Several co-founders of Cambridge Silicon Radio, now CSR plc, have combined with others to form Neul Ltd. with the aim of creating a global wireless network business for machine-to-machine communications.
The company’s network plan is based on a forthcoming open communications standard and is intended to operate in license-free “white-space spectrum” being made available by the retirement of analog television broadcasting. The communications is intended to only support data, the company says, as befits machines. “We will enable completely new kinds of devices, services and business models. We are creating the Internet of Everything,” the company claims on its website.

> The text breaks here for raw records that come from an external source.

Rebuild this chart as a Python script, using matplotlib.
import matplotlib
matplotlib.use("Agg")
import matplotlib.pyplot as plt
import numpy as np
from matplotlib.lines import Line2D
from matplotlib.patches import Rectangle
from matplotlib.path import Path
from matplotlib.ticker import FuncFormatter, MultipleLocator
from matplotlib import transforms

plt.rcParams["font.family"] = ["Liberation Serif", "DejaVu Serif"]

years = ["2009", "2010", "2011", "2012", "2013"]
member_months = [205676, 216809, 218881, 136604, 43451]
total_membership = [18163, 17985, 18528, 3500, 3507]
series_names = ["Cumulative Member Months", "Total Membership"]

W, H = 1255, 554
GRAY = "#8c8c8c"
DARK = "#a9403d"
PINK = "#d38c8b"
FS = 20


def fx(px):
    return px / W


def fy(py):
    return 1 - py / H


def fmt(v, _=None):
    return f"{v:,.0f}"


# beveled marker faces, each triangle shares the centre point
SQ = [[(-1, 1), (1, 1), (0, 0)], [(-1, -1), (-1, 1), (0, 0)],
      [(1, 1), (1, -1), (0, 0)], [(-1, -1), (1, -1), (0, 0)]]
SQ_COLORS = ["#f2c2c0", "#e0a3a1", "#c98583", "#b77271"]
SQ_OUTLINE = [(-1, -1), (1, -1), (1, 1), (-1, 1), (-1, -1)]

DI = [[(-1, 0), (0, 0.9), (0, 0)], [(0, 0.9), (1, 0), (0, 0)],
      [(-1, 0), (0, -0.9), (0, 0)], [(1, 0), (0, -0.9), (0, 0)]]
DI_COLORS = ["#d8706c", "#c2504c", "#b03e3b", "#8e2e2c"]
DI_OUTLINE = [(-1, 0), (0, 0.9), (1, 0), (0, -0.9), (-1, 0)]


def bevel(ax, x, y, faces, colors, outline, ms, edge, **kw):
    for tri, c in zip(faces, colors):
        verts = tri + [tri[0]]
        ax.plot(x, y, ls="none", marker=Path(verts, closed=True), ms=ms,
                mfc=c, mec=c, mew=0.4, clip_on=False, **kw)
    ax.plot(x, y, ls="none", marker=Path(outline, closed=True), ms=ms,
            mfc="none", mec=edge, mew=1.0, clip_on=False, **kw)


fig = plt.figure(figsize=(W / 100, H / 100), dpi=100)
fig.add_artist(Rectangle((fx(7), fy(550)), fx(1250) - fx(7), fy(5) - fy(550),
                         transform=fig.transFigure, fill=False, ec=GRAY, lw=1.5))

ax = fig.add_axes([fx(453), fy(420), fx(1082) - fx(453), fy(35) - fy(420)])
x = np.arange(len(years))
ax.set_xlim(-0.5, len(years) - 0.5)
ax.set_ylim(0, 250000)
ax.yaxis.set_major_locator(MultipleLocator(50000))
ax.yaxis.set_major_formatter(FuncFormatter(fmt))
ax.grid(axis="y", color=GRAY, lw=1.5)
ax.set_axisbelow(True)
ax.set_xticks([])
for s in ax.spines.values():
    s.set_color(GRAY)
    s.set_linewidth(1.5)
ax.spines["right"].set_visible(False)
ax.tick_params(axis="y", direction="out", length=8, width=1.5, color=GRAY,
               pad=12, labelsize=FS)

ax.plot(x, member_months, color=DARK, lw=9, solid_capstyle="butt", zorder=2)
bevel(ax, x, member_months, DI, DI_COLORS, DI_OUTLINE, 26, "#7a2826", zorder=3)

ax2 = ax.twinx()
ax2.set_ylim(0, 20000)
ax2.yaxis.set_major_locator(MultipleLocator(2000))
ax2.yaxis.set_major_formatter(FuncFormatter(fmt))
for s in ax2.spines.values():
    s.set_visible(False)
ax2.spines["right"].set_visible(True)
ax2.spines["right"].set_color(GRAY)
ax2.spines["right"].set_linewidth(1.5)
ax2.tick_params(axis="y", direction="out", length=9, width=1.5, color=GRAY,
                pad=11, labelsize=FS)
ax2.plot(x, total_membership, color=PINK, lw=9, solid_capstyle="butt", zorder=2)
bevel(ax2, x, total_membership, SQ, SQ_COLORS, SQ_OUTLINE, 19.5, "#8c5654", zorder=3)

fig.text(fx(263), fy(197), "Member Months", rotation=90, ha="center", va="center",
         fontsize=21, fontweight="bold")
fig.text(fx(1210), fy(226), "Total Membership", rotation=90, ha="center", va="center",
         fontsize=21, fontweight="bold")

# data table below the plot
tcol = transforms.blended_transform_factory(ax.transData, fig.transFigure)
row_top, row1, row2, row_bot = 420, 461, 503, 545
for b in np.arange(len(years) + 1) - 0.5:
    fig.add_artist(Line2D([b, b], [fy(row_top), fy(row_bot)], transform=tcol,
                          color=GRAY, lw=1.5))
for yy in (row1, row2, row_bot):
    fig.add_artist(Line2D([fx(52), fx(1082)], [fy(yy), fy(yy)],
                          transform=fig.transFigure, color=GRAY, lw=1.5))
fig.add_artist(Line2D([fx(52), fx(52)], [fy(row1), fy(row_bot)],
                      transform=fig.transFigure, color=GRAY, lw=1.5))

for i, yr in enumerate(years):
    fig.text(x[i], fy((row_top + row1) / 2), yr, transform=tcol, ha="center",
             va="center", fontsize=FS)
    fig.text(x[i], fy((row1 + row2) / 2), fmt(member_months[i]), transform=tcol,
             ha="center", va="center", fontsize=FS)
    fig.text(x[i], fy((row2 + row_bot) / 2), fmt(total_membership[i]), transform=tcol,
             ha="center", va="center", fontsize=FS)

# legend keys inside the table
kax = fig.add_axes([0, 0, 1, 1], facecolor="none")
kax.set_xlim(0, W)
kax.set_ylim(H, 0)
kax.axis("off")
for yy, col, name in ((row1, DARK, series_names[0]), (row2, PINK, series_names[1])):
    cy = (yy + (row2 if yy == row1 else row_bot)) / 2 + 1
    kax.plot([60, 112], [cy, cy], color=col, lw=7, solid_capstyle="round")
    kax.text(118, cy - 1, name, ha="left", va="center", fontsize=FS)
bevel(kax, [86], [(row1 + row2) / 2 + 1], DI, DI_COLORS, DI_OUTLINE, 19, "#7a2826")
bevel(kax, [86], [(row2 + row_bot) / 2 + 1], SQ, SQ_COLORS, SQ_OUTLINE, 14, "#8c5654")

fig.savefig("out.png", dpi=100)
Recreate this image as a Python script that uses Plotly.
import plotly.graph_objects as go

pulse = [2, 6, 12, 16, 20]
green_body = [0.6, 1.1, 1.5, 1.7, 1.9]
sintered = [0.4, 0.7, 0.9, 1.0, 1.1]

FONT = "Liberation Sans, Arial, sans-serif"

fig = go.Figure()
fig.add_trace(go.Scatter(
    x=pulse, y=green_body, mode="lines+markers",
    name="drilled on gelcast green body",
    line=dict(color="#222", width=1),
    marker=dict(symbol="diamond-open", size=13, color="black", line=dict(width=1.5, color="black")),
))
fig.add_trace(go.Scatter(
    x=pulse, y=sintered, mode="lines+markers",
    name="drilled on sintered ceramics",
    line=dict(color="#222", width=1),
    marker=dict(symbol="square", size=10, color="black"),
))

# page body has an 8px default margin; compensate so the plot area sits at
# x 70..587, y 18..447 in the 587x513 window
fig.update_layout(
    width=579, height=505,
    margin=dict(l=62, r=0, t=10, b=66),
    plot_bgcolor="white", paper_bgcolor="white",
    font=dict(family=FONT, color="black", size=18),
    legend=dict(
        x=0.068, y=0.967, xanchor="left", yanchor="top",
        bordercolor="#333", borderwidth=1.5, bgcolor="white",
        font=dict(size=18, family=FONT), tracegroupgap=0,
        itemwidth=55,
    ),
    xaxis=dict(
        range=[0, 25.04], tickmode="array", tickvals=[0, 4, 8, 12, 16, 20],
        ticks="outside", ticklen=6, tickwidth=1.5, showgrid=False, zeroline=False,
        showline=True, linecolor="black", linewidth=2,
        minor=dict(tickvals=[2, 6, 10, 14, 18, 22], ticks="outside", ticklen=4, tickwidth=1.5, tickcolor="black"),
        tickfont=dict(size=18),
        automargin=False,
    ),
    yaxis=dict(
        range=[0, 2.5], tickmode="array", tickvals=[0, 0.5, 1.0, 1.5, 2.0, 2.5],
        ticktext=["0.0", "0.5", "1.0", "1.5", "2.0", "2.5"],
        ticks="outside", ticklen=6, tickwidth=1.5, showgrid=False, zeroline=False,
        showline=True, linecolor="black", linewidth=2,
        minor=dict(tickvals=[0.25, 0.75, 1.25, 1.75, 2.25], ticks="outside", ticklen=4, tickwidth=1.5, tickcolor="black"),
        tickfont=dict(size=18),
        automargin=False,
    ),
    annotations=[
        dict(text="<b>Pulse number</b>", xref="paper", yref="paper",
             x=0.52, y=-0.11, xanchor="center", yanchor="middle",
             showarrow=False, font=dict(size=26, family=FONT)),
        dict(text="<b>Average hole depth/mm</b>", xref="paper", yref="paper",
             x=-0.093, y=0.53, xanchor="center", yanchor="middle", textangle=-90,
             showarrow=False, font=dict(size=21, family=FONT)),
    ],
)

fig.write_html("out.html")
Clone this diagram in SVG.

Neul (Cambridge, England) was founded in 2010 by chief executive James Collier; Glen Collinson, who serves as a director and chairman of an internal strategy committee; Professor William Webb, chief technology officer; Robert Young, vice president of engineering and Neil MacMullen – VP Software Systems.
Collier, Collinson and Young were all co-founders of CSR in 1998 which went public in 2004.
Neul already has senior management staff and a portfolio of proprietary and patented intellectual property, hardware platforms, software protocol stacks and physical network infrastructure will be used to roll out a network of base stations and services.The name Neul derived from the Gaelic word for cloud.
Upcoming M2M standard to fire starting gun?
The company is not providing much detail of its technology at present except to say terminals will be very low power and low cost and the network will be able to scale to support billions of devices simultaneously. This matches up to predictions that the Internet-of-things will scale to about 50 billion connections in 2020.
The applications Neul is targeting include: M2M communications, electronic media and content delivery, asset tracking, traffic management and road pricing and continuous monitoring and dynamic upgrades of firmware, remote health monitoring, point-of-sale and shelf-label networking, environmental monitoring and control, smartgrid, home and industrial building automation, security and control.
Neul said that some details of the company’s technology will be released when the global M2M communications standard is launched in 2011.
European Telecommunications Standards Institute (ETSI) has been working on a set of M2M communications standards since January 2009. A first release of these standards was predicted for the first half of 2011.
No mention is made on the Neul website of where Neul’s funding has come from, but given the founders’ successful history it is possible that the company is self-funded thus far.